→ **SHORT PROBLEM**
Extract each line bearing the word "this".

___ EXERCISE INPUTS

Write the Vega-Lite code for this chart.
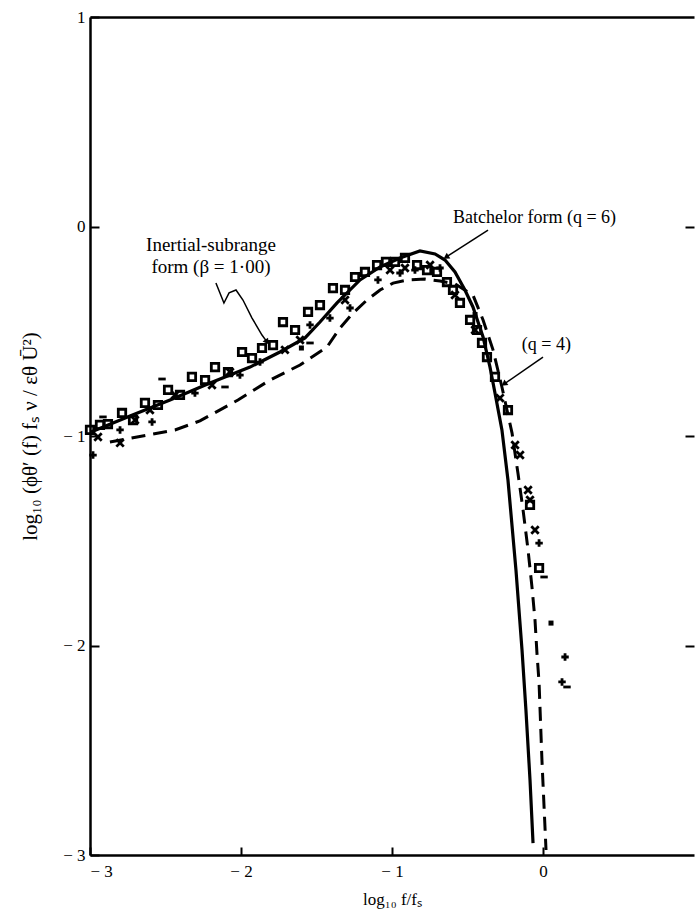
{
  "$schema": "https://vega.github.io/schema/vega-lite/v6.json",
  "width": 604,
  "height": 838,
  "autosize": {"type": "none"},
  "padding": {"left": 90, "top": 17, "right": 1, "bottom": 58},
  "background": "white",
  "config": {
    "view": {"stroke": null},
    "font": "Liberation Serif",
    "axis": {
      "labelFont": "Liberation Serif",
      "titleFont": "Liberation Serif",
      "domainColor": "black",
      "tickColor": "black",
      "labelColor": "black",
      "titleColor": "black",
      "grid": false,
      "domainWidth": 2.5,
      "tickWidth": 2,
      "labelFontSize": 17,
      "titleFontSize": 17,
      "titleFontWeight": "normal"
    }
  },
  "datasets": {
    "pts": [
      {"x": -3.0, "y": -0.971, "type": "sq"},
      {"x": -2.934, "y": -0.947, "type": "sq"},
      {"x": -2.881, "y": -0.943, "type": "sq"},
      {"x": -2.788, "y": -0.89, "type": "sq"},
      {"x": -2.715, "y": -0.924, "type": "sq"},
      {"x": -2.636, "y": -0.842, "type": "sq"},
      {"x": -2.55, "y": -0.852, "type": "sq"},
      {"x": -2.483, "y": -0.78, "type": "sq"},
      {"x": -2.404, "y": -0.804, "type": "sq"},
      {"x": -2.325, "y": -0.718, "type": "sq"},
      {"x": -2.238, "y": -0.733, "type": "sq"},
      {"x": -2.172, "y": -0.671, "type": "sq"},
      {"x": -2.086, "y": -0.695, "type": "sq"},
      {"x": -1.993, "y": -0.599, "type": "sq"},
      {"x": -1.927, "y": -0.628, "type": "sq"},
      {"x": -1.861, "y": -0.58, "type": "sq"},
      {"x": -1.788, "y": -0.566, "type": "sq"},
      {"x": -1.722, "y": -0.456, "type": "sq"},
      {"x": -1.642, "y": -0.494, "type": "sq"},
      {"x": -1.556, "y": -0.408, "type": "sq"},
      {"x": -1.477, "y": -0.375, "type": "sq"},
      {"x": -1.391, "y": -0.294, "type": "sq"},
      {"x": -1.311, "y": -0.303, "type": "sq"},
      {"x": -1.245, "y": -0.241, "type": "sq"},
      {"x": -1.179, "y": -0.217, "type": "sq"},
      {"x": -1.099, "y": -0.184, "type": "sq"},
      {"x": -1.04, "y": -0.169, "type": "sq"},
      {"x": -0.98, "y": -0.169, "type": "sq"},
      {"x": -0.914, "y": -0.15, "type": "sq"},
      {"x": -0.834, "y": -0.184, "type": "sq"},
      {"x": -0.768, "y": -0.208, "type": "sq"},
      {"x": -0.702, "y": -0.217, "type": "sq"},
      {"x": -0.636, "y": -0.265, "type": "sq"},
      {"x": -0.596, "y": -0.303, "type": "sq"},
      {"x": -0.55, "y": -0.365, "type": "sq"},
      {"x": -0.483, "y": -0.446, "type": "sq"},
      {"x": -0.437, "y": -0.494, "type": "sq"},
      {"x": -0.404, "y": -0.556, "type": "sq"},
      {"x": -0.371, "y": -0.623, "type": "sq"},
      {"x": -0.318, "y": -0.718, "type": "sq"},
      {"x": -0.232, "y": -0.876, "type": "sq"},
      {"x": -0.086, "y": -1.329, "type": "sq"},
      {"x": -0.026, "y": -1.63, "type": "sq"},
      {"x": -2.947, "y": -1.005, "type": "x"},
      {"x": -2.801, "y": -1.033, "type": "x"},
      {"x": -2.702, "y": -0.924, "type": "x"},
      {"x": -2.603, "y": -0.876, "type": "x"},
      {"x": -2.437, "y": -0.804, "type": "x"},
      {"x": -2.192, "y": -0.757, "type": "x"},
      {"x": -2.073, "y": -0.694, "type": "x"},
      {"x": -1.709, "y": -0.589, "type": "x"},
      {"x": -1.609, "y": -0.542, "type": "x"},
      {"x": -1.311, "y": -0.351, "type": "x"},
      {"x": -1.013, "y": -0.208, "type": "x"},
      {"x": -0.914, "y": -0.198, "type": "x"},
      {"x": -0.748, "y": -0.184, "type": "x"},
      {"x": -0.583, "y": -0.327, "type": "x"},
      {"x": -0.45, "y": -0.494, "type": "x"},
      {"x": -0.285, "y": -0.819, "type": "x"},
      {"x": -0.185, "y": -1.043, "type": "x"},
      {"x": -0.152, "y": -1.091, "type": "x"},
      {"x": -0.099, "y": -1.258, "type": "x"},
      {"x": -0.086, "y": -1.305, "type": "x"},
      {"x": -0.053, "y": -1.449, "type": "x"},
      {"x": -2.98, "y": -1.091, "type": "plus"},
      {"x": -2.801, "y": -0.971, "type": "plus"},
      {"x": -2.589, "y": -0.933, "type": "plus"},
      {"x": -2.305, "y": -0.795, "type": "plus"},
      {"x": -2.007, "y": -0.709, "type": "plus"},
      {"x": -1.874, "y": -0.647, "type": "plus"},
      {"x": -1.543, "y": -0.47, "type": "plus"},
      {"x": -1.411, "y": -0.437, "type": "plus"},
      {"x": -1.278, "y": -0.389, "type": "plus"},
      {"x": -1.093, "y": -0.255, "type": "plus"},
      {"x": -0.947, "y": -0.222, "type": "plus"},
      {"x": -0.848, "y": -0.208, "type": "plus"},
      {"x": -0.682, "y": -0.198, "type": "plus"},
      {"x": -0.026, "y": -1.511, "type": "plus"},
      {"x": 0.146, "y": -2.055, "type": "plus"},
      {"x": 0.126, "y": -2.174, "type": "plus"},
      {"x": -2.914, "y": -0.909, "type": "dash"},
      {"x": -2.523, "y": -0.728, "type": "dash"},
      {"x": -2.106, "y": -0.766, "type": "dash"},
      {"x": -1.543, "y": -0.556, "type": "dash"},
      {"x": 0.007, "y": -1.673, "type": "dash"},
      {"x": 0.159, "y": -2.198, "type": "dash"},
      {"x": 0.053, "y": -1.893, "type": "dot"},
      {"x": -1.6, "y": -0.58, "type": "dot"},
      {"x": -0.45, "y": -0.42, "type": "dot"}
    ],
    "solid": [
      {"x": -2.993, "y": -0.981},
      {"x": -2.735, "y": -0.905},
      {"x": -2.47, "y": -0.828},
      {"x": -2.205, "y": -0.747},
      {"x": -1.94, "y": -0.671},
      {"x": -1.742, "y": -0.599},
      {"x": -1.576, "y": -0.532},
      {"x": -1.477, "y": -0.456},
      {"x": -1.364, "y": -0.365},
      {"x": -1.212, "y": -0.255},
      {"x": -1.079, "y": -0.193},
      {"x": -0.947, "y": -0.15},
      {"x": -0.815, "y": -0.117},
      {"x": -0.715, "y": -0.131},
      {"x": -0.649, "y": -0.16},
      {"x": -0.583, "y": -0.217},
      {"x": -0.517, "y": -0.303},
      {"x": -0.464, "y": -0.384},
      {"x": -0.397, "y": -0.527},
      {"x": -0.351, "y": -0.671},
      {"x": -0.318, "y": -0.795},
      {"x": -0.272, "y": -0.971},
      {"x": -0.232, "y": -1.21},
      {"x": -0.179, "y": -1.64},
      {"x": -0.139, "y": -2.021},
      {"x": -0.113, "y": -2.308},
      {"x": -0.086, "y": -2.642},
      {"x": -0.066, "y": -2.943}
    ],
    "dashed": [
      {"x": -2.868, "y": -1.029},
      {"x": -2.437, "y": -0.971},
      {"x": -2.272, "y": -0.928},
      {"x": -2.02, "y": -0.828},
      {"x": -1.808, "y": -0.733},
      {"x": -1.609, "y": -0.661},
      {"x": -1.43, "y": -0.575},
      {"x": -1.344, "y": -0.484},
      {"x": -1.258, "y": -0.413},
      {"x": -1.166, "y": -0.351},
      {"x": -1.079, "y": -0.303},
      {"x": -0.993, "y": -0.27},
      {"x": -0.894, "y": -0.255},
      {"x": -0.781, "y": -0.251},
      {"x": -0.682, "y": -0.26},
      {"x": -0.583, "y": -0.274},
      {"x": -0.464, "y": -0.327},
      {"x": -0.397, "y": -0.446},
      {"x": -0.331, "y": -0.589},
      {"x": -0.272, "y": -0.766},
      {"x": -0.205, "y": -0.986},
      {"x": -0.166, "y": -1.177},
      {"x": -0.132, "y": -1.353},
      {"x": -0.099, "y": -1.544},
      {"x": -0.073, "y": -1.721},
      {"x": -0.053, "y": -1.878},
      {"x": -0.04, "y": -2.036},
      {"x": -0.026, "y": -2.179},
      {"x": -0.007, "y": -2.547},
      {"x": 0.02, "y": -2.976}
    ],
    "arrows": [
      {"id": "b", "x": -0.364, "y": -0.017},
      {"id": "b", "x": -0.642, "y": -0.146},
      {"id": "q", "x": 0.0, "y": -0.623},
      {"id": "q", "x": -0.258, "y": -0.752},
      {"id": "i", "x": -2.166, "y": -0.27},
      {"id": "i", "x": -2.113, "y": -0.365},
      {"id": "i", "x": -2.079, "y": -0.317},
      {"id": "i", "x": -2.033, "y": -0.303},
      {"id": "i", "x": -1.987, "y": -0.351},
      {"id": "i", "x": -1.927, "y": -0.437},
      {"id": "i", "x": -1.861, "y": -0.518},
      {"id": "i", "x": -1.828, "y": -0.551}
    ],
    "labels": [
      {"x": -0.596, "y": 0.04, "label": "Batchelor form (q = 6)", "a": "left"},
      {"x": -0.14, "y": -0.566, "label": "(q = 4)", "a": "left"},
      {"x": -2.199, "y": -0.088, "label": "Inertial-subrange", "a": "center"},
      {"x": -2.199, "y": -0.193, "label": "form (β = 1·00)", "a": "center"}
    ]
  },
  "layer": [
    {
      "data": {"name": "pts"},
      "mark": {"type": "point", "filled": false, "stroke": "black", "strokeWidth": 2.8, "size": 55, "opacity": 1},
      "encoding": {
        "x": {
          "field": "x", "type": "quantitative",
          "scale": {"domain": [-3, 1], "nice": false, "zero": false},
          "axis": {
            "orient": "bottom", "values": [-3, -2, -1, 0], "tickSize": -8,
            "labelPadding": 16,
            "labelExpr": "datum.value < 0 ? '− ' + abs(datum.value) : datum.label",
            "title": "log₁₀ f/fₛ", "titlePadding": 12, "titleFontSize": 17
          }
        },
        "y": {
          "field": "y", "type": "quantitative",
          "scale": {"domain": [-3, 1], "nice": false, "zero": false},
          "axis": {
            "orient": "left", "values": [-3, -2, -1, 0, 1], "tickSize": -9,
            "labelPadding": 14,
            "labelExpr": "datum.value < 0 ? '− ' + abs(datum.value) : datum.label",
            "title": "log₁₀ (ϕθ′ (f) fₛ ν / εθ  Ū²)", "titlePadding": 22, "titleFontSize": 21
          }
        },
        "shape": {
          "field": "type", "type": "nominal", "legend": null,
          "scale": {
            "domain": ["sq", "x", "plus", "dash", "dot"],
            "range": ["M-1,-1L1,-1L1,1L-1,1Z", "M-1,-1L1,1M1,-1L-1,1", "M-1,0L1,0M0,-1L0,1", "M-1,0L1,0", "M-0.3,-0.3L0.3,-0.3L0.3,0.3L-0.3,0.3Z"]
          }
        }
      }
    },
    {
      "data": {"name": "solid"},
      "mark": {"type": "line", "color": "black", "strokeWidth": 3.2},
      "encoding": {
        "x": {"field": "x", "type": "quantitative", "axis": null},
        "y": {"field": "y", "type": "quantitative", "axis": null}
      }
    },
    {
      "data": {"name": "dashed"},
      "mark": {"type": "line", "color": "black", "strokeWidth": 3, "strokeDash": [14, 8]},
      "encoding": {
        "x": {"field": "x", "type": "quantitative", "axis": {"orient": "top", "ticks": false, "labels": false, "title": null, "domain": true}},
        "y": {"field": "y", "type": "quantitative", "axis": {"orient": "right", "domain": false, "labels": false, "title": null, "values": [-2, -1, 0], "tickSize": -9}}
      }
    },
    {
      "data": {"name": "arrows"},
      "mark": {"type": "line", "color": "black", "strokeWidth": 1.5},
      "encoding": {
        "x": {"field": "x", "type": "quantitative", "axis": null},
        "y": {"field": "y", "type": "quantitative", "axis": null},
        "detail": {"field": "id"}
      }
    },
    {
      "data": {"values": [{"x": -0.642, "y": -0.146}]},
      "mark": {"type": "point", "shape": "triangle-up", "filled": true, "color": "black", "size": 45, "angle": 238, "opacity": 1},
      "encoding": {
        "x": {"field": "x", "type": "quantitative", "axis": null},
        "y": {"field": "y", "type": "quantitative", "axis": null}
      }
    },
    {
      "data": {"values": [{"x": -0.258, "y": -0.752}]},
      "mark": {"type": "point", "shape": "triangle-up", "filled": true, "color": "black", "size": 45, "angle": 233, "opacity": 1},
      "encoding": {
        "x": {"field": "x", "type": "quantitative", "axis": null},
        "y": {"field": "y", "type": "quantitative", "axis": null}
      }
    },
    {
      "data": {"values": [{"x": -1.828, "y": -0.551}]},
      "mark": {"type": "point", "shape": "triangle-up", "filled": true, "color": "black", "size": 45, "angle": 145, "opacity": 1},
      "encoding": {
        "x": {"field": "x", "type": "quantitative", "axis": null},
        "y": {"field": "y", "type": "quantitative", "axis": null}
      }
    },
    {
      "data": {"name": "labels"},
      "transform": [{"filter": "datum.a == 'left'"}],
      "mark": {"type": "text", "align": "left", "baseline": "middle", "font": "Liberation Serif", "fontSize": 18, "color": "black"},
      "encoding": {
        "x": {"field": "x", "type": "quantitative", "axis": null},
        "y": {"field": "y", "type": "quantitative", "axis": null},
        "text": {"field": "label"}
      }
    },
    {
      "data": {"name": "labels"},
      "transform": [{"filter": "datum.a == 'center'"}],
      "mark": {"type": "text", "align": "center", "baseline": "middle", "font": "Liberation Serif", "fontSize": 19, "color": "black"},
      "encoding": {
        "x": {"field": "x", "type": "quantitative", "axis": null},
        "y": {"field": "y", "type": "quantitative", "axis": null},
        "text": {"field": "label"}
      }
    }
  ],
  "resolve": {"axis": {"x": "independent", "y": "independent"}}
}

______
___ EXERCISE INPUTS

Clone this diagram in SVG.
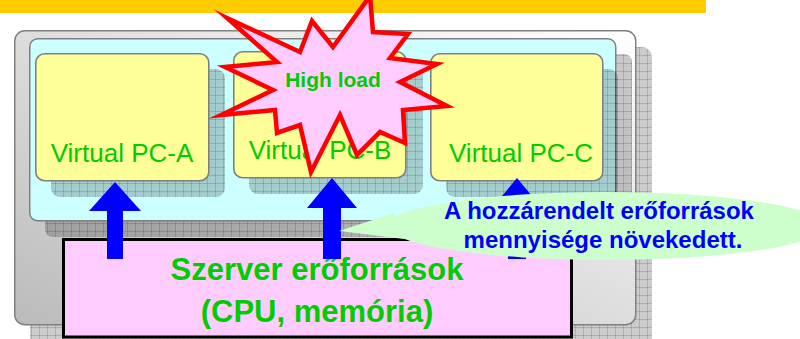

______

→ **EXERCISE ANSWER**
Write the Vega-Lite code for this chart.
Clone this diagram in SVG.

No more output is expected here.